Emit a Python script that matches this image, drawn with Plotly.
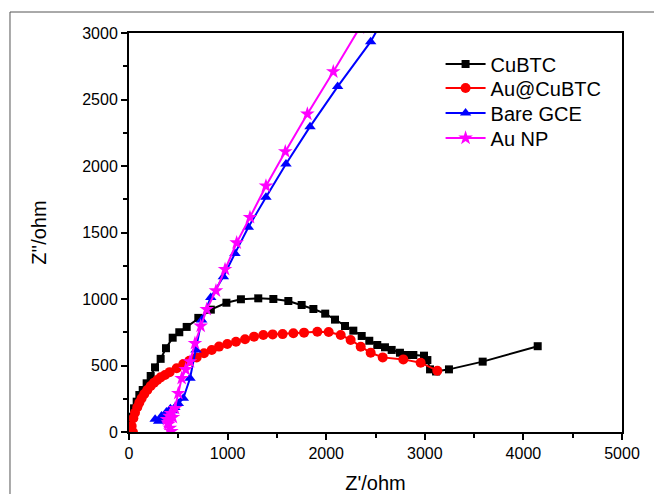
import plotly.graph_objects as go

# Nyquist impedance data (Z' real part, Z'' imaginary part, in ohm)
cubtc_x = [0, 3, 10, 27, 51, 78, 105, 139, 179, 220, 264, 321, 375, 443, 510, 585,
           703, 830, 988, 1135, 1311, 1464, 1616, 1751, 1870, 1990, 2089, 2191,
           2275, 2360, 2437, 2518, 2596, 2664, 2748, 2809, 2884, 2992, 3026,
           3053, 3114, 3245, 3587, 4145]
cubtc_y = [0, 15, 53, 115, 178, 228, 278, 316, 366, 421, 486, 550, 630, 709, 750,
           790, 858, 920, 972, 998, 1005, 1000, 985, 955, 925, 890, 845, 797,
           762, 722, 686, 654, 637, 617, 596, 579, 579, 574, 541, 471, 455,
           471, 529, 645]

au_cubtc_x = [40, 27, 44, 61, 84, 105, 128, 155, 186, 220, 254, 287, 321, 365,
              412, 484, 551, 612, 686, 761, 839, 913, 997, 1085, 1177, 1268,
              1362, 1457, 1558, 1667, 1775, 1910, 2025, 2147, 2248, 2350, 2451,
              2573, 2782, 2958, 3127]
au_cubtc_y = [0, 45, 103, 145, 186, 221, 253, 286, 316, 346, 371, 391, 411, 428,
              450, 479, 511, 536, 561, 592, 617, 642, 662, 679, 697, 717, 729,
              734, 736, 742, 747, 754, 752, 729, 692, 641, 596, 561, 546, 521,
              461]

bare_gce_x = [265, 300, 330, 355, 380, 400, 420, 440, 465, 500, 551, 619, 680,
              737, 829, 957, 1075, 1210, 1389, 1592, 1836, 2116, 2451, 2560]
bare_gce_y = [95, 80, 120, 105, 150, 135, 175, 160, 185, 215, 253, 404, 617,
              842, 1012, 1168, 1343, 1539, 1765, 2015, 2296, 2597, 2935, 3080]

au_np_x = [430, 415, 400, 385, 410, 395, 425, 445, 467, 500, 534, 575, 619, 669,
           727, 788, 882, 974, 1092, 1227, 1389, 1585, 1809, 2072, 2340]
au_np_y = [5, 30, 60, 95, 120, 70, 140, 110, 178, 291, 404, 470, 529, 667, 797,
           922, 1062, 1223, 1423, 1614, 1850, 2108, 2391, 2709, 3040]

series = [
    ("CuBTC", cubtc_x, cubtc_y, "#000000", "square", 8),
    ("Au@CuBTC", au_cubtc_x, au_cubtc_y, "#ff0000", "circle", 10),
    ("Bare GCE", bare_gce_x, bare_gce_y, "#0000ff", "triangle-up", 10),
    ("Au NP", au_np_x, au_np_y, "#ff00ff", "star", 11),
]

FONT = "Arial, Liberation Sans, sans-serif"

# one legend box per series so the rows can be spaced freely
legend_ids = ["legend", "legend2", "legend3", "legend4"]
legend_rows = [0.922, 0.862, 0.7995, 0.737]

fig = go.Figure()
for (name, xs, ys, color, symbol, size), lid in zip(series, legend_ids):
    fig.add_trace(go.Scatter(
        x=xs, y=ys, name=name, mode="lines+markers",
        line=dict(color=color, width=2),
        marker=dict(symbol=symbol, size=size, color=color, line=dict(width=0)),
        cliponaxis=True, legend=lid,
    ))

axis_common = dict(
    showline=True, linecolor="#000000", linewidth=2, mirror=True,
    ticks="outside", ticklen=6, tickwidth=2, tickcolor="#000000",
    showgrid=False, zeroline=False, automargin=False,
    tickfont=dict(family=FONT, size=16, color="#000000"),
)

fig.update_xaxes(
    range=[0, 5000], dtick=1000, tick0=0,
    minor=dict(ticks="outside", dtick=500, ticklen=4, tickwidth=2, tickcolor="#000000"),
    title=dict(text="Z'/ohm", font=dict(family=FONT, size=20, color="#000000"), standoff=20),
    **axis_common,
)
fig.update_yaxes(
    range=[0, 3000], dtick=500, tick0=0,
    minor=dict(ticks="outside", dtick=250, ticklen=4, tickwidth=2, tickcolor="#000000"),
    title=dict(text="Z''/ohm", font=dict(family=FONT, size=20, color="#000000"), standoff=30),
    **axis_common,
)

# outer figure frame
fig.add_shape(type="rect", xref="paper", yref="paper",
              x0=-0.2414, x1=1.1, y0=-0.2, y1=1.0526,
              line=dict(color="#555555", width=1), layer="below")

legend_style = dict(
    x=0.632, xanchor="left", yanchor="middle",
    bgcolor="rgba(0,0,0,0)", borderwidth=0,
    font=dict(family=FONT, size=20, color="#000000"),
    itemwidth=40,
)

fig.update_layout(
    width=654, height=494,
    margin=dict(l=129, r=32, t=33, b=62),
    plot_bgcolor="white", paper_bgcolor="white",
    font=dict(family=FONT, color="#000000"),
    showlegend=True,
    **{lid: dict(y=row, **legend_style) for lid, row in zip(legend_ids, legend_rows)},
)

fig.write_html("out.html")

*YOUR INSTRUCTIONS*
With the pictures left out, restate word for word every line of the data above, from the first down to the line that contains "842, 1012, 1168, 1343, 1539, 1765, 2015, 2296, 2597, 2935, 3080]".

*EXERCISE SOLUTION*
Emit a Python script that matches this image, drawn with Plotly.
import plotly.graph_objects as go

# Nyquist impedance data (Z' real part, Z'' imaginary part, in ohm)
cubtc_x = [0, 3, 10, 27, 51, 78, 105, 139, 179, 220, 264, 321, 375, 443, 510, 585,
           703, 830, 988, 1135, 1311, 1464, 1616, 1751, 1870, 1990, 2089, 2191,
           2275, 2360, 2437, 2518, 2596, 2664, 2748, 2809, 2884, 2992, 3026,
           3053, 3114, 3245, 3587, 4145]
cubtc_y = [0, 15, 53, 115, 178, 228, 278, 316, 366, 421, 486, 550, 630, 709, 750,
           790, 858, 920, 972, 998, 1005, 1000, 985, 955, 925, 890, 845, 797,
           762, 722, 686, 654, 637, 617, 596, 579, 579, 574, 541, 471, 455,
           471, 529, 645]

au_cubtc_x = [40, 27, 44, 61, 84, 105, 128, 155, 186, 220, 254, 287, 321, 365,
              412, 484, 551, 612, 686, 761, 839, 913, 997, 1085, 1177, 1268,
              1362, 1457, 1558, 1667, 1775, 1910, 2025, 2147, 2248, 2350, 2451,
              2573, 2782, 2958, 3127]
au_cubtc_y = [0, 45, 103, 145, 186, 221, 253, 286, 316, 346, 371, 391, 411, 428,
              450, 479, 511, 536, 561, 592, 617, 642, 662, 679, 697, 717, 729,
              734, 736, 742, 747, 754, 752, 729, 692, 641, 596, 561, 546, 521,
              461]

bare_gce_x = [265, 300, 330, 355, 380, 400, 420, 440, 465, 500, 551, 619, 680,
              737, 829, 957, 1075, 1210, 1389, 1592, 1836, 2116, 2451, 2560]
bare_gce_y = [95, 80, 120, 105, 150, 135, 175, 160, 185, 215, 253, 404, 617,
              842, 1012, 1168, 1343, 1539, 1765, 2015, 2296, 2597, 2935, 3080]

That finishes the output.